Jane the Virgin's Minority Themes Make It a Serious Sitcom Hit
Jane the Virgin often feels like a soap opera, full of secret identities, love triangles, and over-the-top twists. But the show, which airs on Mondays at 9 p.m. on CW, is more accurately a soap satire—with a snappy script by a former Gilmore Girls writer and an unseen narrator who mocks the show’s implausibility. (Sample voice-over: “And so Jane explained that a man professing his love on a yacht, in the snow, in front of a semirealistic background, was the epitome of romance.”) Based on a Venezuelan show of the same name, it’s basically a telenovela for people who hate telenovelas.

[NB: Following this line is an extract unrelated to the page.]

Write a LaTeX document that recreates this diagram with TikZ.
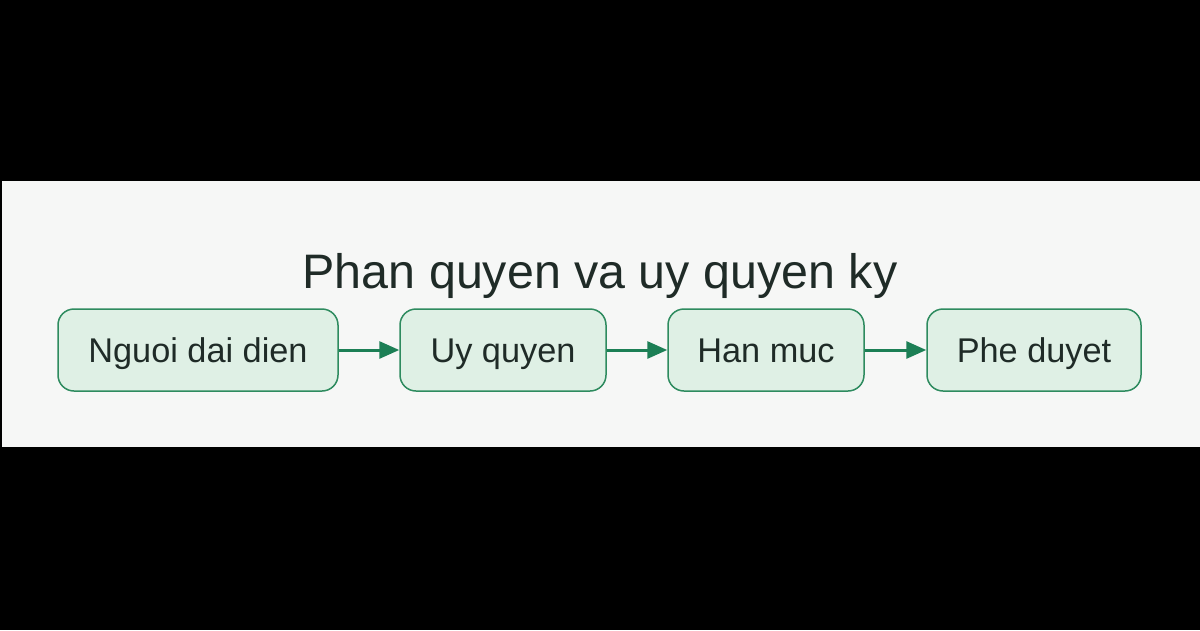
\documentclass[tikz,border=0pt]{standalone}
\usepackage{fontspec}
\setmainfont{Liberation Sans}
\usetikzlibrary{arrows.meta}

\definecolor{bandgray}{HTML}{F6F7F6}
\definecolor{boxfill}{HTML}{DFF0E5}
\definecolor{boxline}{HTML}{2E8B5F}
\definecolor{arrowgreen}{HTML}{1C7F55}
\definecolor{inkdark}{HTML}{1F2B27}

\tikzset{
  stepbox/.style={draw=boxline, fill=boxfill, line width=1.5pt, rounded corners=16pt,
    minimum height=82pt, inner sep=0pt, text=inkdark, text height=24.5pt, text depth=0pt,
    font=\fontsize{34.3}{40}\selectfont},
  flow/.style={draw=arrowgreen, line width=3pt, -{Triangle[length=20pt,width=17pt]}}
}

\begin{document}
\begin{tikzpicture}[x=1pt,y=-1pt]
	\fill[black] (0,0) rectangle (1200,630);
	\useasboundingbox (0,0) rectangle (1200,630);
	\fill[bandgray] (2,181) rectangle (1200,447);

	\node[anchor=base, text=inkdark, font=\fontsize{48.4}{58}\selectfont] (title) at (600,288) {Phan quyen va uy quyen ky};

	\node[stepbox, minimum width=280pt] (rep) at (198,350) {Nguoi dai dien};
	\node[stepbox, minimum width=206pt] (auth) at (503,350) {Uy quyen};
	\node[stepbox, minimum width=196pt] (limit) at (766,350) {Han muc};
	\node[stepbox, minimum width=214pt] (approve) at (1034,350) {Phe duyet};

	\draw[flow] (rep) -- (auth);
	\draw[flow] (auth) -- (limit);
	\draw[flow] (limit) -- (approve);
\end{tikzpicture}
\end{document}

The sitcom has also become this season’s biggest sleeper hit. According to Nielsen, roughly 1.9 million people, 68 percent of them female, tune in every week, making it CW’s biggest show in years. The network’s twentysomething audience has slipped away of late as millennials who watched Gossip Girl and The Vampire Diaries abandoned traditional networks for streaming content. CW, jointly owned by Warner Bros. and CBS, was losing as much as $100 million a year, says the New York Times. It needed better programming. Jane filled that void: The show will return on Jan. 19 with a Golden Globe win for its lead actor, Gina Rodriguez.